Print, word for word, every line from the beginning of the listing up to and including the line with "0.2, 0.24, 0]". Pictures are to be excluded.

Data segment →
──────
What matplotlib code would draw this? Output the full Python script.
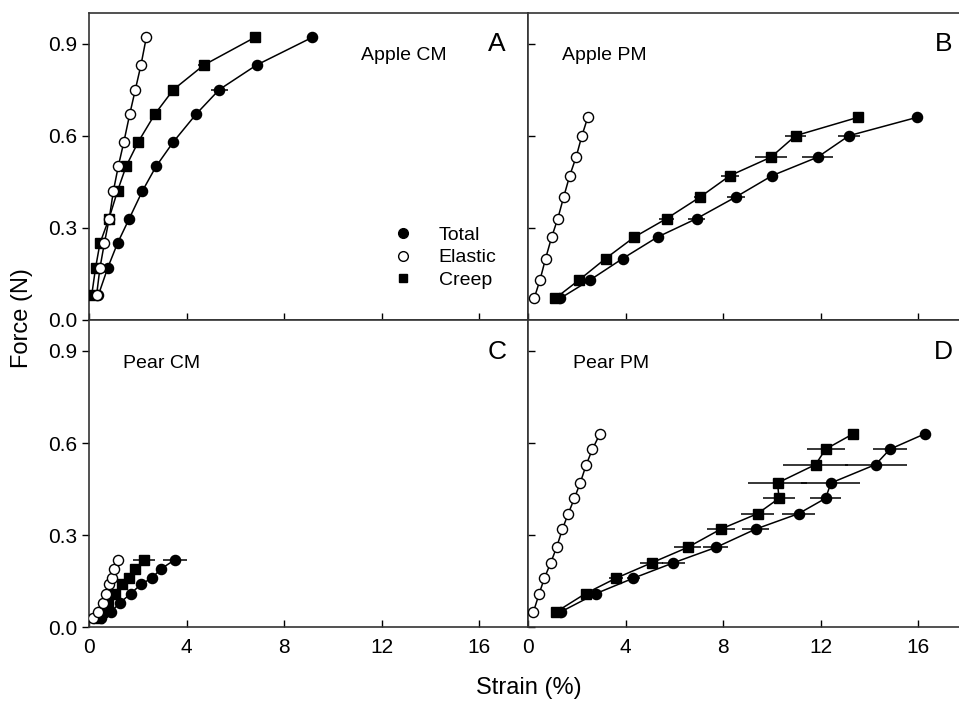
import matplotlib
matplotlib.use("Agg")
import matplotlib.pyplot as plt
from matplotlib.lines import Line2D

plt.rcParams['font.family'] = ['Liberation Sans', 'DejaVu Sans']

# force levels (N)
force_a = [0.08, 0.17, 0.25, 0.33, 0.42, 0.50, 0.58, 0.67, 0.75, 0.83, 0.92]
force_b = [0.07, 0.13, 0.20, 0.27, 0.33, 0.40, 0.47, 0.53, 0.60, 0.66]
force_c = [0.03, 0.05, 0.08, 0.11, 0.14, 0.16, 0.19, 0.22]
force_d = [0.05, 0.11, 0.16, 0.21, 0.26, 0.32, 0.37, 0.42, 0.47, 0.53, 0.58, 0.63]

# strain (%) - apple CM
a_total = [0.38, 0.77, 1.17, 1.65, 2.19, 2.75, 3.46, 4.39, 5.34, 6.87, 9.15]
a_elastic = [0.31, 0.45, 0.63, 0.83, 1.00, 1.20, 1.43, 1.67, 1.90, 2.13, 2.35]
a_creep = [0.11, 0.27, 0.45, 0.82, 1.17, 1.52, 2.02, 2.70, 3.46, 4.71, 6.80]
a_total_err = [0, 0, 0, 0, 0, 0, 0, 0.1, 0.34, 0.1, 0]
a_creep_err = [0, 0, 0, 0, 0, 0, 0, 0, 0.2, 0.24, 0]

# apple PM
b_total = [1.31, 2.54, 3.88, 5.31, 6.91, 8.51, 10.01, 11.87, 13.16, 15.96]
b_elastic = [0.25, 0.49, 0.72, 0.97, 1.22, 1.46, 1.71, 1.97, 2.21, 2.45]
b_creep = [1.11, 2.09, 3.18, 4.36, 5.68, 7.05, 8.28, 9.96, 10.97, 13.54]
b_total_err = [0, 0, 0, 0, 0.34, 0.37, 0.2, 0.65, 0.44, 0]
b_creep_err = [0, 0, 0, 0, 0.3, 0.26, 0.37, 0.65, 0.44, 0]

# pear CM
c_total = [0.48, 0.90, 1.27, 1.72, 2.13, 2.57, 2.95, 3.52]
c_elastic = [0.18, 0.38, 0.56, 0.70, 0.83, 0.96, 1.04, 1.20]
c_creep = [0.38, 0.52, 0.79, 1.07, 1.34, 1.65, 1.89, 2.25]
c_total_err = [0, 0, 0, 0, 0, 0, 0, 0.48]
c_creep_err = [0, 0, 0, 0, 0, 0, 0, 0.46]

# pear PM
d_total = [1.34, 2.79, 4.32, 5.96, 7.70, 9.34, 11.09, 12.20, 12.42, 14.25, 14.84, 16.27]
d_elastic = [0.22, 0.46, 0.67, 0.93, 1.17, 1.41, 1.65, 1.90, 2.14, 2.39, 2.64, 2.95]
d_creep = [1.15, 2.36, 3.61, 5.07, 6.54, 7.91, 9.41, 10.29, 10.23, 11.79, 12.20, 13.33]
d_total_err = [0, 0, 0.27, 0.48, 0.51, 0.56, 0.68, 0.65, 1.21, 1.27, 0.68, 0]
d_creep_err = [0, 0, 0.29, 0.48, 0.55, 0.58, 0.68, 0.65, 1.2, 1.33, 0.78, 0]

panels = [
    (force_a, a_total, a_elastic, a_creep, a_total_err, a_creep_err, 'Apple CM', 'A'),
    (force_b, b_total, b_elastic, b_creep, b_total_err, b_creep_err, 'Apple PM', 'B'),
    (force_c, c_total, c_elastic, c_creep, c_total_err, c_creep_err, 'Pear CM', 'C'),
    (force_d, d_total, d_elastic, d_creep, d_total_err, d_creep_err, 'Pear PM', 'D'),
]

fig = plt.figure(figsize=(9.59, 7.02), dpi=100)
w = 0.4578
h = 0.4375
boxes = [
    [0.0928, 0.5442, w, h],
    [0.5506, 0.5442, w, h],
    [0.0928, 0.1064, w, h],
    [0.5506, 0.1064, w, h],
]
# label positions (axes fraction)
label_pos = {'A': (0.62, 0.86), 'B': (0.077, 0.86), 'C': (0.078, 0.86), 'D': (0.102, 0.86)}
letter_pos = {'A': 0.929, 'B': 0.946, 'C': 0.93, 'D': 0.945}

line_kw = dict(color='black', lw=1.1, markersize=7.3, markeredgewidth=1.0,
               ecolor='black', elinewidth=1.1, capsize=0)

axes = []
for i, (force, tot, ela, crp, tot_err, crp_err, name, letter) in enumerate(panels):
    ax = fig.add_axes(boxes[i])
    axes.append(ax)
    ax.errorbar(crp, force, xerr=crp_err, marker='s', markerfacecolor='black', zorder=3, **line_kw)
    ax.errorbar(tot, force, xerr=tot_err, marker='o', markerfacecolor='black', zorder=3, **line_kw)
    ax.plot(ela, force, marker='o', color='black', lw=1.1, markersize=7.3,
            markerfacecolor='white', markeredgewidth=1.0, zorder=4)

    ax.set_xlim(0, 18)
    ax.set_ylim(0, 1.0)
    ax.set_xticks([0, 4, 8, 12, 16])
    ax.set_yticks([0.0, 0.3, 0.6, 0.9])
    ax.yaxis.set_major_formatter(matplotlib.ticker.FormatStrFormatter('%.1f'))
    ax.tick_params(axis='x', direction='in', length=5, width=1, labelsize=15, pad=8)
    if i % 2 == 0:
        ax.tick_params(axis='y', direction='out', length=5, width=1, labelsize=15)
    else:
        ax.tick_params(axis='y', direction='in', length=5, width=1, labelleft=False)
    if i < 2:
        ax.tick_params(axis='x', labelbottom=False)
    for s in ax.spines.values():
        s.set_linewidth(1.2)
        s.set_color('#333333')

    ax.text(label_pos[letter][0], label_pos[letter][1], name, transform=ax.transAxes,
            fontsize=14, va='center', ha='left')
    ax.text(letter_pos[letter], 0.897, letter, transform=ax.transAxes,
            fontsize=19, va='center', ha='center')

handles = [
    Line2D([], [], ls='none', marker='o', color='black', markersize=7),
    Line2D([], [], ls='none', marker='o', color='black', markerfacecolor='white', markersize=7),
    Line2D([], [], ls='none', marker='s', color='black', markersize=6),
]
axes[0].legend(handles, ['Total', 'Elastic', 'Creep'], frameon=False, fontsize=14,
               loc='upper left', bbox_to_anchor=(0.675, 0.33), handlelength=1.0,
               handletextpad=1.35, labelspacing=0.25, borderaxespad=0)

fig.text(22 / 959, 1 - 318 / 702, 'Force (N)', rotation=90, ha='center', va='center', fontsize=17)
fig.text(529 / 959, 1 - 688 / 702, 'Strain (%)', ha='center', va='center', fontsize=17)

fig.savefig('out.png', dpi=100)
──────
Right answer →
What matplotlib code would draw this? Output the full Python script.
import matplotlib
matplotlib.use("Agg")
import matplotlib.pyplot as plt
from matplotlib.lines import Line2D

plt.rcParams['font.family'] = ['Liberation Sans', 'DejaVu Sans']

# force levels (N)
force_a = [0.08, 0.17, 0.25, 0.33, 0.42, 0.50, 0.58, 0.67, 0.75, 0.83, 0.92]
force_b = [0.07, 0.13, 0.20, 0.27, 0.33, 0.40, 0.47, 0.53, 0.60, 0.66]
force_c = [0.03, 0.05, 0.08, 0.11, 0.14, 0.16, 0.19, 0.22]
force_d = [0.05, 0.11, 0.16, 0.21, 0.26, 0.32, 0.37, 0.42, 0.47, 0.53, 0.58, 0.63]

# strain (%) - apple CM
a_total = [0.38, 0.77, 1.17, 1.65, 2.19, 2.75, 3.46, 4.39, 5.34, 6.87, 9.15]
a_elastic = [0.31, 0.45, 0.63, 0.83, 1.00, 1.20, 1.43, 1.67, 1.90, 2.13, 2.35]
a_creep = [0.11, 0.27, 0.45, 0.82, 1.17, 1.52, 2.02, 2.70, 3.46, 4.71, 6.80]
a_total_err = [0, 0, 0, 0, 0, 0, 0, 0.1, 0.34, 0.1, 0]
a_creep_err = [0, 0, 0, 0, 0, 0, 0, 0, 0.2, 0.24, 0]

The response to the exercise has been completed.